Program ini dijalankan oleh Pertamina, BUMN energi Indonesia, dengan tiga komponen utama:

  1. Distribusi Tabung dan Kompor Gratis: Rumah tangga miskin menerima paket awal berisi tabung 3 kg, kompor, dan regulator secara gratis.
  2. Subsidi Harga: Elpiji 3 kg dijual dengan harga terjangkau (Rp 15.000–20.000 per tabung) berkat subsidi pemerintah.
  3. Edukasi Publik: Kampanye penggunaan aman LPG digencarkan untuk mencegah kebocoran atau ledakan.

Pada 2012, program ini berhasil mengalihkan 56 juta rumah tangga dari kerosin ke LPG. Pertamina mendistribusikan lebih dari 60 juta tabung 3 kg, menjadikan Indonesia salah satu pengguna LPG terbesar di Asia Tenggara. Tantangan dan Kritik

Meski sukses, program ini menghadapi sejumlah masalah:

– Distribusi Tidak Merata: Daerah terpencil kesulitan mengakses tabung, memicu kelangkaan.

– Penyalahgunaan Subsidi: Tabung 3 kg sering dijual ke industri atau dicampur dengan gas nonsubsidi untuk mengambil untung.

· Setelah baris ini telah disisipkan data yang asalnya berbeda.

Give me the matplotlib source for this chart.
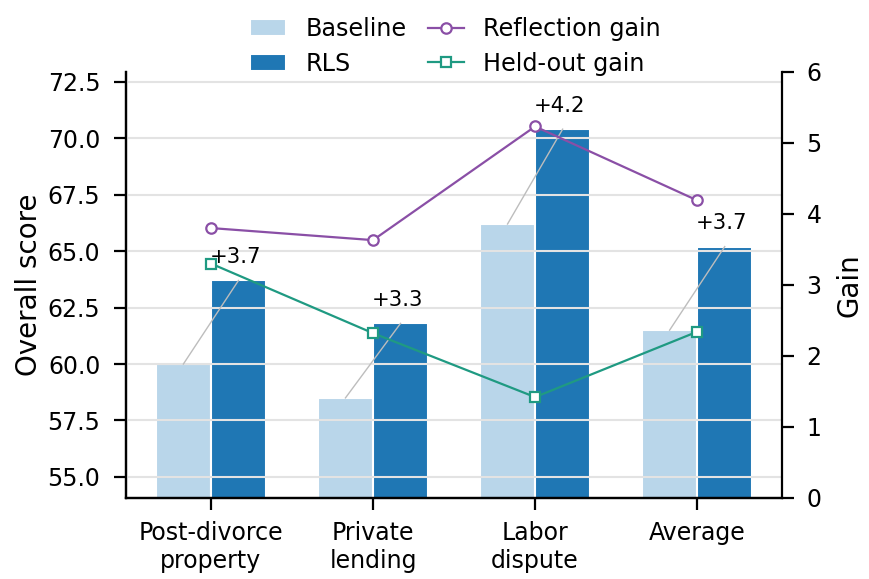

– Kesadaran Keamanan: Kurangnya pemahaman masyarakat menyebabkan kebocoran gas, yang berujung pada ledakan di beberapa kasus. Dampak Sosial dan Lingkungan

Transisi ke LPG membawa perubahan signifikan:

  1. Ekonomi: Rumah tangga menghemat hingga Rp 50.000 per bulan dibandingkan biaya kerosin.
  2. Kesehatan: Penurunan polusi udara dalam ruangan mengurangi risiko ISPA, terutama pada anak dan ibu rumah tangga.
  3. Lingkungan: Emisi CO₂ berkurang karena LPG lebih rendah karbon dibandingkan kerosin. Perkembangan Terkini

Pemerintah terus memperbaiki sistem distribusi dengan:

-Digitalisasi: Aplikasi MyPertamina dan sistem QR Code untuk memastikan tabung subsidi tepat sasaran.

– Penambahan Agen: Jaringan agen LPG diperluas hingga ke pelosok desa.

– Revisi Kebijakan: Wacana menaikkan harga atau mengganti ukuran tabung terus dibahas, tetapi masih ditolak karena berpotensi membebani masyarakat.

Kesimpulan

Gas elpiji 3 kg adalah kisah sukses transisi energi Indonesia yang berorientasi pada keadilan sosial. Meski masih ada tantangan, program ini telah membuktikan bahwa kebijakan energi yang inklusif dapat meningkatkan kualitas hidup masyarakat sekaligus menjaga lingkungan. Ke depan, kolaborasi antara pemerintah, swasta, dan masyarakat diperlukan untuk memastikan keberlanjutan pasokan dan keamanan penggunaan LPG subsidi.